Willie Doherty's Empty, made last year, charts a disused, dilapidated office block through an uneventful day. It is surprisingly rich, visually, and could be read as a portrait of Northern Ireland, although it was made before the unthinkable, in the form of recent political developments, happened. If Doherty addresses the public, historical sphere, Cecily Brennan looks to the individual psyche in a remarkable video, Melancholia, a work with a fascinating range of painterly reference.

Brennan presents us with a lying, still figure, closed in by a box-like construction. The woman's inward state is visualised in the form of an inky blackness that gradually pervades the sheet on which she is stretched out. It's as though Brennan addresses and combines two pictorial themes, the reclining female nude and the dead Christ - the latter particularly with regard to Mantegna's celebrated painting. As it progresses, the video becomes a statement of the woman's separateness and subjectivity. Poised between casualness and formality, beauty and sadness, it is a well-judged piece.

If the upended parachute is anything to go by, things don't look good for the gannet in Dorothy Cross's installation. It's perpetually caught plummeting seawards, a creature between one world and the next, and the mood is tragic-comic rather than, say, sentimental. It's important that the museum features works by William Scott, and the group of works recently acquired goes some way towards doing the job. It includes two big, impressive abstracts and, intriguingly, a small sculpture from 1955. The Hugh Lane has a room given over to Sean Scully, but Imma continues to add to its holding of work by him with a big, theatrically assertive painting from 1986, Once, which features typically subtle, almost tender paintwork within its bold, architectonic framework. Hughie O'Donoghue's Anatomy of Melancholy I, with its spectral human figure elegantly coiled into the surface, embodied in pigment, looks terrific. Not many people can paint with such authority on this scale.

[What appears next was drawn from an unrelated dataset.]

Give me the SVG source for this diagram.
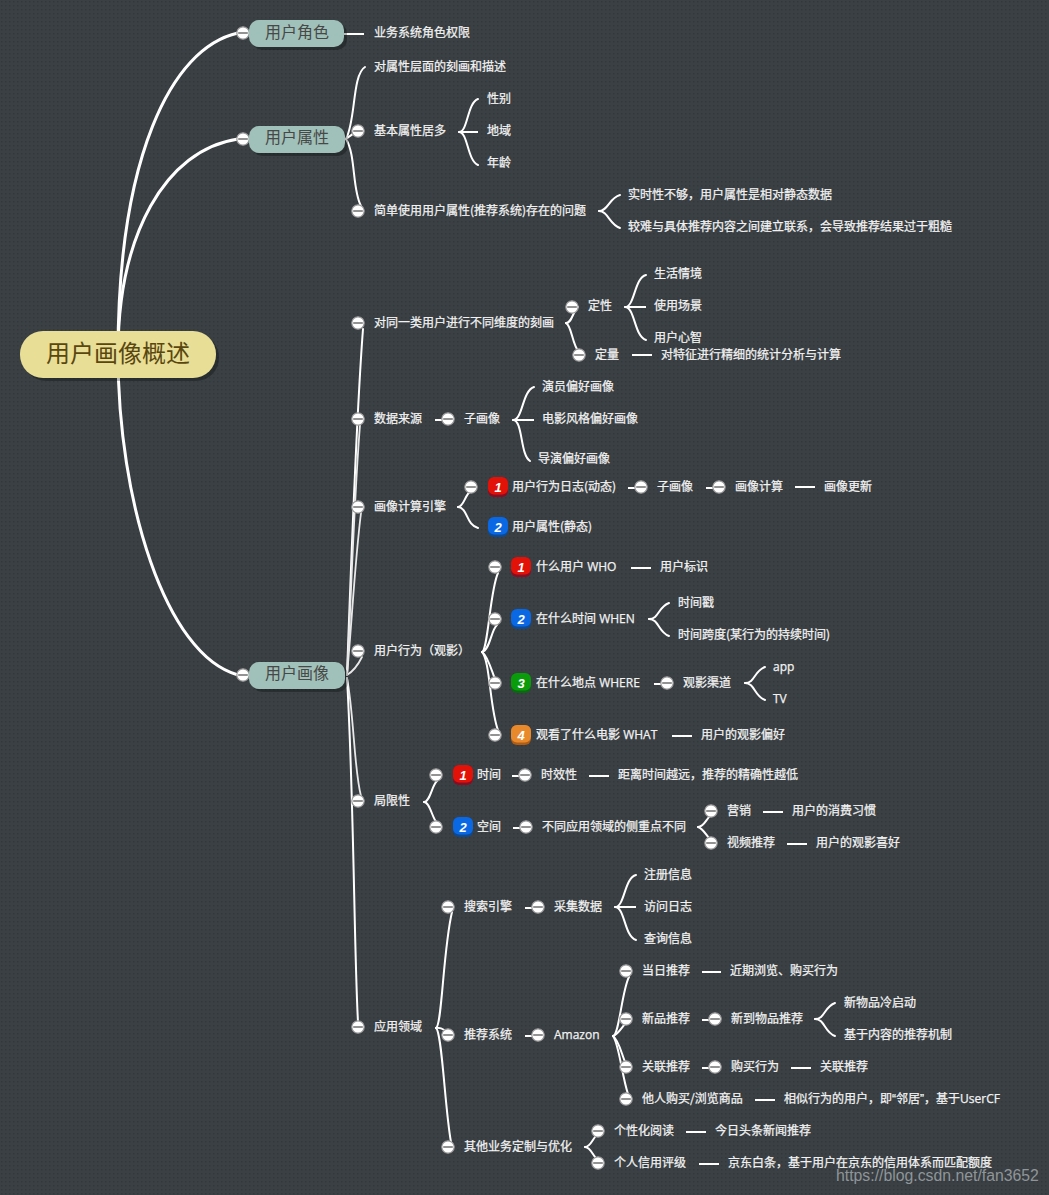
<svg xmlns="http://www.w3.org/2000/svg" xmlns:xlink="http://www.w3.org/1999/xlink" width="1049" height="1195" viewBox="0 0 1049 1195">
<style>
text{font-family:"Noto Sans CJK SC","Noto Sans",sans-serif}
.t{font-size:12px;fill:#f2f2f2;stroke:#f2f2f2;stroke-width:.25px}
.h{font-size:16px;fill:#484848}
.r{font-size:24px;fill:#5a4710}
.c{fill:none;stroke:#fff;stroke-width:2;stroke-linecap:round}
.m{fill:none;stroke:#fff;stroke-width:3;stroke-linecap:round}
.d{fill:none;stroke:#e8e8e8;stroke-width:1.8;stroke-linecap:round}
.l{fill:none;stroke:#fff;stroke-width:2}
.s{fill:#000;fill-opacity:.28}
.b1{fill:#a0c1b9}
.n{font:italic bold 13px "Liberation Sans",sans-serif;fill:#fff;text-anchor:middle}
.o{font-family:"Open Sans",sans-serif}
.q{font-family:"Liberation Sans",sans-serif}
</style>
<defs>
<pattern id="dots" width="4" height="4" patternUnits="userSpaceOnUse"><rect width="4" height="4" fill="#3a4044"/><rect x="1" y="1" width="1.5" height="1.5" fill="#32383c"/></pattern>
<g id="btn"><circle r="6.200" fill="#fff" stroke="#999" stroke-width="1.200"/><rect x="-4.800" y="-.7" width="9.600" height="1.400" fill="#666"/></g>
<g id="i1"><rect x="-10" y="-10" width="20" height="20" rx="6" fill="#8a0c22"/><rect x="-10" y="-10" width="20" height="17.500" rx="6" fill="#e21208"/><text class="n" y="5">1</text></g>
<g id="i2"><rect x="-10" y="-10" width="20" height="20" rx="6" fill="#0c4a94"/><rect x="-10" y="-10" width="20" height="17.500" rx="6" fill="#0a68e4"/><text class="n" y="5">2</text></g>
<g id="i3"><rect x="-10" y="-10" width="20" height="20" rx="6" fill="#0a6a10"/><rect x="-10" y="-10" width="20" height="17.500" rx="6" fill="#0a9c0a"/><text class="n" y="5">3</text></g>
<g id="i4"><rect x="-10" y="-10" width="20" height="20" rx="6" fill="#b05c14"/><rect x="-10" y="-10" width="20" height="17.500" rx="6" fill="#e88a2c"/><text class="n" y="5">4</text></g>
</defs>
<rect width="1049" height="1195" fill="url(#dots)"/>
<g id="connectors">
<path class="m" d="M118 354C118 160 170 48 238 33"/>
<path class="m" d="M118 354C118 235 165 150 238 139"/>
<path class="m" d="M118 354C118 500 165 655 238 675"/>
<path class="l" d="M344 34H364"/>
<path class="c" d="M346 139C356 120 352 75 365 67"/>
<path class="c" d="M346 139C350 136 352 134 358 131"/>
<path class="c" d="M346 139C356 155 352 190 361 206"/>
<path class="c" d="M459 132C468 132 467 103 478 99"/><path class="l" d="M459 132H478"/><path class="c" d="M459 132C468 132 467 160 478 165"/>
<path class="c" d="M599 211C608 211 609 198 620 195"/><path class="c" d="M599 211C608 211 609 224 620 228"/>
<path class="c" d="M347 675C352 540 356 420 363 329"/>
<path class="d" d="M347 675C351 600 354 500 360 425"/>
<path class="d" d="M347 675C352 620 355 560 361 513"/>
<path class="d" d="M347 675C352 672 358 665 362 657"/>
<path class="d" d="M347 678C354 715 354 770 361 796"/>
<path class="c" d="M347 678C354 800 354 950 358 1022"/>
<path class="c" d="M566 323C572 323 572 313 578 307"/><path class="c" d="M566 323C572 326 572 345 579 352"/>
<path class="c" d="M625 307C635 307 634 278 646 275"/><path class="l" d="M625 307H646"/><path class="c" d="M625 307C635 307 634 336 646 340"/>
<path class="l" d="M632 355H652"/>
<path class="l" d="M435 420H443"/>
<path class="c" d="M513 420C523 420 522 391 534 387"/><path class="l" d="M513 420H534"/><path class="c" d="M513 420C523 420 520 455 530 461"/>
<path class="c" d="M458 507C464 507 465 494 471 491"/><path class="c" d="M458 507C468 508 466 525 478 528"/>
<path class="l" d="M628 488H636M706 488H713M795 487H815"/>
<path class="c" d="M482 652C488 650 490 590 498 573"/>
<path class="c" d="M482 652C490 650 491 630 497 625"/>
<path class="c" d="M482 652C488 656 492 672 495 679"/>
<path class="c" d="M482 652C490 660 490 710 498 730"/>
<path class="l" d="M631 568H651"/>
<path class="c" d="M649 619C659 619 658 607 669 603"/><path class="c" d="M649 619C659 619 658 632 669 636"/>
<path class="l" d="M654 684H662"/>
<path class="c" d="M745 683C755 683 754 671 765 667"/><path class="c" d="M745 683C755 683 754 696 765 700"/>
<path class="l" d="M672 736H692"/>
<path class="c" d="M424 802C430 802 432 785 437 781"/><path class="c" d="M424 802C430 802 432 818 437 823"/>
<path class="l" d="M512 776H520M589 776H609M513 828H521"/>
<path class="c" d="M698 827C704 827 706 819 711 815"/><path class="c" d="M698 827C704 829 706 836 711 840"/>
<path class="l" d="M763 812H783M787 844H807"/>
<path class="c" d="M436 1028C442 1026 443 950 452 912"/>
<path class="c" d="M436 1028C441 1027 444 1030 448 1032"/>
<path class="c" d="M436 1028C442 1032 445 1110 451 1142"/>
<path class="l" d="M525 908H533"/>
<path class="c" d="M615 907C625 907 624 878 636 875"/><path class="l" d="M615 907H636"/><path class="c" d="M615 907C625 907 624 936 636 940"/>
<path class="l" d="M525 1036H533"/>
<path class="c" d="M613 1036C619 1036 622 990 629 977"/>
<path class="c" d="M613 1036C619 1034 622 1026 627 1022"/>
<path class="c" d="M613 1036C619 1040 622 1056 626 1064"/>
<path class="c" d="M613 1036C619 1044 622 1076 628 1094"/>
<path class="l" d="M702 972H721M702 1020H710M702 1068H710M791 1068H811M755 1100H775"/>
<path class="c" d="M815 1019C825 1019 824 1007 835 1003"/><path class="c" d="M815 1019C825 1019 824 1032 835 1036"/>
<path class="c" d="M585 1147C591 1147 593 1137 598 1134"/><path class="c" d="M585 1147C591 1147 593 1157 598 1160"/>
<path class="l" d="M686 1132H706M699 1164H719"/>
</g>
<g id="root"><rect class="s" x="23" y="334" width="196" height="47" rx="23"/><rect x="20" y="331" width="196" height="47" rx="23" fill="#e8de96"/><text class="r" x="46" y="362">用户画像概述</text></g>
<g id="h1"><use href="#btn" x="243" y="33"/><rect class="s" x="252" y="23" width="95" height="27" rx="10"/><rect class="b1" x="249" y="20" width="95" height="27" rx="10"/><text class="h" x="265" y="38">用户角色</text></g>
<g id="h2"><use href="#btn" x="243" y="139"/><rect class="s" x="252" y="129" width="96" height="27" rx="10"/><rect class="b1" x="249" y="126" width="96" height="27" rx="10"/><text class="h" x="265" y="143">用户属性</text></g>
<g id="h3"><use href="#btn" x="243" y="675"/><rect class="s" x="252" y="665" width="96" height="27" rx="10"/><rect class="b1" x="249" y="662" width="96" height="27" rx="10"/><text class="h" x="265" y="679">用户画像</text></g>
<g id="n1"><text class="t" x="374" y="37">业务系统角色权限</text></g>
<g id="n2"><text class="t" x="374" y="71">对属性层面的刻画和描述</text></g>
<g id="n3"><use href="#btn" x="358" y="131"/><text class="t" x="374" y="135">基本属性居多</text></g>
<g id="n4"><text class="t" x="487" y="103">性别</text></g>
<g id="n5"><text class="t" x="487" y="135">地域</text></g>
<g id="n6"><text class="t" x="487" y="167">年龄</text></g>
<g id="n7"><use href="#btn" x="358" y="211"/><text class="t" x="374" y="215">简单使用用户属性(推荐系统)存在的问题</text></g>
<g id="n8"><text class="t" x="628" y="199">实时性不够，用户属性是相对静态数据</text></g>
<g id="n9"><text class="t" x="628" y="231">较难与具体推荐内容之间建立联系，会导致推荐结果过于粗糙</text></g>
<g id="n10"><use href="#btn" x="358" y="323"/><text class="t" x="374" y="327">对同一类用户进行不同维度的刻画</text></g>
<g id="n11"><use href="#btn" x="572" y="307"/><text class="t" x="588" y="310">定性</text></g>
<g id="n12"><text class="t" x="654" y="278">生活情境</text></g>
<g id="n13"><text class="t" x="654" y="310">使用场景</text></g>
<g id="n14"><text class="t" x="654" y="342">用户心智</text></g>
<g id="n15"><use href="#btn" x="579" y="355"/><text class="t" x="595" y="359">定量</text></g>
<g id="n16"><text class="t" x="661" y="359">对特征进行精细的统计分析与计算</text></g>
<g id="n17"><use href="#btn" x="358" y="419"/><text class="t" x="374" y="423">数据来源</text></g>
<g id="n18"><use href="#btn" x="448" y="419"/><text class="t" x="464" y="423">子画像</text></g>
<g id="n19"><text class="t" x="542" y="391">演员偏好画像</text></g>
<g id="n20"><text class="t" x="542" y="423">电影风格偏好画像</text></g>
<g id="n21"><text class="t" x="538" y="463">导演偏好画像</text></g>
<g id="n22"><use href="#btn" x="358" y="507"/><text class="t" x="374" y="511">画像计算引擎</text></g>
<g id="n23"><use href="#btn" x="471" y="487"/><use href="#i1" x="498" y="487"/><text class="t" x="512" y="491">用户行为日志(动态)</text></g>
<g id="n24"><use href="#btn" x="641" y="487"/><text class="t" x="657" y="491">子画像</text></g>
<g id="n25"><use href="#btn" x="719" y="487"/><text class="t" x="735" y="491">画像计算</text></g>
<g id="n26"><text class="t" x="824" y="491">画像更新</text></g>
<g id="n27"><use href="#i2" x="498" y="527"/><text class="t" x="512" y="531">用户属性(静态)</text></g>
<g id="n28"><use href="#btn" x="358" y="651"/><text class="t" x="374" y="655">用户行为（观影）</text></g>
<g id="n29"><use href="#btn" x="495" y="567"/><use href="#i1" x="521" y="567"/><text class="t" x="536" y="571">什么用户<tspan class="o"> WHO</tspan></text></g>
<g id="n30"><text class="t" x="660" y="571">用户标识</text></g>
<g id="n31"><use href="#btn" x="495" y="619"/><use href="#i2" x="521" y="619"/><text class="t" x="536" y="623">在什么时间<tspan class="o"> WHEN</tspan></text></g>
<g id="n32"><text class="t" x="678" y="607">时间戳</text></g>
<g id="n33"><text class="t" x="678" y="639">时间跨度(某行为的持续时间)</text></g>
<g id="n34"><use href="#btn" x="495" y="683"/><use href="#i3" x="521" y="683"/><text class="t" x="536" y="687">在什么地点<tspan class="o"> WHERE</tspan></text></g>
<g id="n35"><use href="#btn" x="667" y="683"/><text class="t" x="683" y="687">观影渠道</text></g>
<g id="n36"><text class="t o" x="773" y="671">app</text></g>
<g id="n37"><text class="t o" x="773" y="703">TV</text></g>
<g id="n38"><use href="#btn" x="495" y="735"/><use href="#i4" x="521" y="735"/><text class="t" x="536" y="739">观看了什么电影<tspan class="o"> WHAT</tspan></text></g>
<g id="n39"><text class="t" x="701" y="739">用户的观影偏好</text></g>
<g id="n40"><use href="#btn" x="358" y="801"/><text class="t" x="374" y="805">局限性</text></g>
<g id="n41"><use href="#btn" x="436" y="775"/><use href="#i1" x="463" y="775"/><text class="t" x="477" y="779">时间</text></g>
<g id="n42"><use href="#btn" x="525" y="775"/><text class="t" x="541" y="779">时效性</text></g>
<g id="n43"><text class="t" x="618" y="779">距离时间越远，推荐的精确性越低</text></g>
<g id="n44"><use href="#btn" x="436" y="827"/><use href="#i2" x="463" y="827"/><text class="t" x="477" y="831">空间</text></g>
<g id="n45"><use href="#btn" x="526" y="827"/><text class="t" x="542" y="831">不同应用领域的侧重点不同</text></g>
<g id="n46"><use href="#btn" x="711" y="811"/><text class="t" x="727" y="815">营销</text></g>
<g id="n47"><text class="t" x="792" y="815">用户的消费习惯</text></g>
<g id="n48"><use href="#btn" x="711" y="843"/><text class="t" x="727" y="847">视频推荐</text></g>
<g id="n49"><text class="t" x="816" y="847">用户的观影喜好</text></g>
<g id="n50"><use href="#btn" x="358" y="1027"/><text class="t" x="374" y="1031">应用领域</text></g>
<g id="n51"><use href="#btn" x="448" y="907"/><text class="t" x="464" y="911">搜索引擎</text></g>
<g id="n52"><use href="#btn" x="538" y="907"/><text class="t" x="554" y="911">采集数据</text></g>
<g id="n53"><text class="t" x="644" y="879">注册信息</text></g>
<g id="n54"><text class="t" x="644" y="911">访问日志</text></g>
<g id="n55"><text class="t" x="644" y="943">查询信息</text></g>
<g id="n56"><use href="#btn" x="448" y="1035"/><text class="t" x="464" y="1039">推荐系统</text></g>
<g id="n57"><use href="#btn" x="538" y="1035"/><text class="t o" x="554" y="1039">Amazon</text></g>
<g id="n58"><use href="#btn" x="626" y="971"/><text class="t" x="642" y="975">当日推荐</text></g>
<g id="n59"><text class="t" x="730" y="975">近期浏览、购买行为</text></g>
<g id="n60"><use href="#btn" x="626" y="1019"/><text class="t" x="642" y="1023">新品推荐</text></g>
<g id="n61"><use href="#btn" x="715" y="1019"/><text class="t" x="731" y="1023">新到物品推荐</text></g>
<g id="n62"><text class="t" x="844" y="1007">新物品冷启动</text></g>
<g id="n63"><text class="t" x="844" y="1039">基于内容的推荐机制</text></g>
<g id="n64"><use href="#btn" x="626" y="1067"/><text class="t" x="642" y="1071">关联推荐</text></g>
<g id="n65"><use href="#btn" x="715" y="1067"/><text class="t" x="731" y="1071">购买行为</text></g>
<g id="n66"><text class="t" x="820" y="1071">关联推荐</text></g>
<g id="n67"><use href="#btn" x="626" y="1099"/><text class="t" x="642" y="1103">他人购买/浏览商品</text></g>
<g id="n68"><text class="t" x="784" y="1103">相似行为的用户，即<tspan class="q">“</tspan>邻居<tspan class="q">”</tspan>，基于<tspan class="o">UserCF</tspan></text></g>
<g id="n69"><use href="#btn" x="448" y="1147"/><text class="t" x="464" y="1151">其他业务定制与优化</text></g>
<g id="n70"><use href="#btn" x="598" y="1131"/><text class="t" x="614" y="1135">个性化阅读</text></g>
<g id="n71"><text class="t" x="715" y="1135">今日头条新闻推荐</text></g>
<g id="n72"><use href="#btn" x="598" y="1163"/><text class="t" x="614" y="1167">个人信用评级</text></g>
<g id="n73"><text class="t" x="728" y="1167">京东白条，基于用户在京东的信用体系而匹配额度</text></g>
<text id="watermark" x="836" y="1181" font-size="15.800" fill="#8f9598" style="font-family:'Liberation Sans',sans-serif">https://blog.csdn.net/fan3652</text>
</svg>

Gary Coyle's densely patterned charcoal drawings invariably direct our attention to what remains unseen or unstated, hinting at the layers of dark narrative that are implicit in apparently innocuous settings. Belying its small scale, Fergus Feehily's painting is outstanding, a thoughtful and engaging composition, poised and concentrated. Also noteworthy are works by Blaise Drummond, Barry Flanagan, Brian Duggan, Linda Quinlan, Liam O'Callaghan and Tom Hunter. I'm signally untouched, though, by the presence of Mark Manders's idiosyncratic installations. One was inclined to give him the benefit of the doubt, but the doubt isn't going away.

JOHN SHINNORS IS something of a phenomenon in the Irish art world. A man of easy-going temperament who paints all-but-abstract pictures inspired by a quirky repertoire of motifs (including cattle, magpies, a lighthouse, washing on clotheslines and scarecrows), pictures that often have the character of visual puzzles, he has become one of the most popular and collectible artists in the country. Clearly people like the conundrums that he creates, even people who might baulk at the idea of abstraction per se.

Shinnors's paintings do have a conversational, engaging quality.

They involve the eye and the mind in a process of interpretation, and they work well as abstract compositions as well. Subtleties of black and white have intrigued him for a long time, but in his latest work, at the Taylor Galleries, he gives us some substantial blasts of intense colour, particularly in a series of pictures based on the building cranes that are a fixture in pretty much every Irish city these days.

Much of his new work, though, is part of another series, English Allotment, which is based on a vegetable allotment glimpsed in passing in the south of England. These works take the idea of the patchwork landscape of the allotment, with its improvised fittings and buildings, and play with its visual ambiguities and uncertainties. The allotment is a perfect subject for Shinnors in this regard, because usually his work conveys a sense of things going on behind the scenes, beyond the assumptions of first impressions.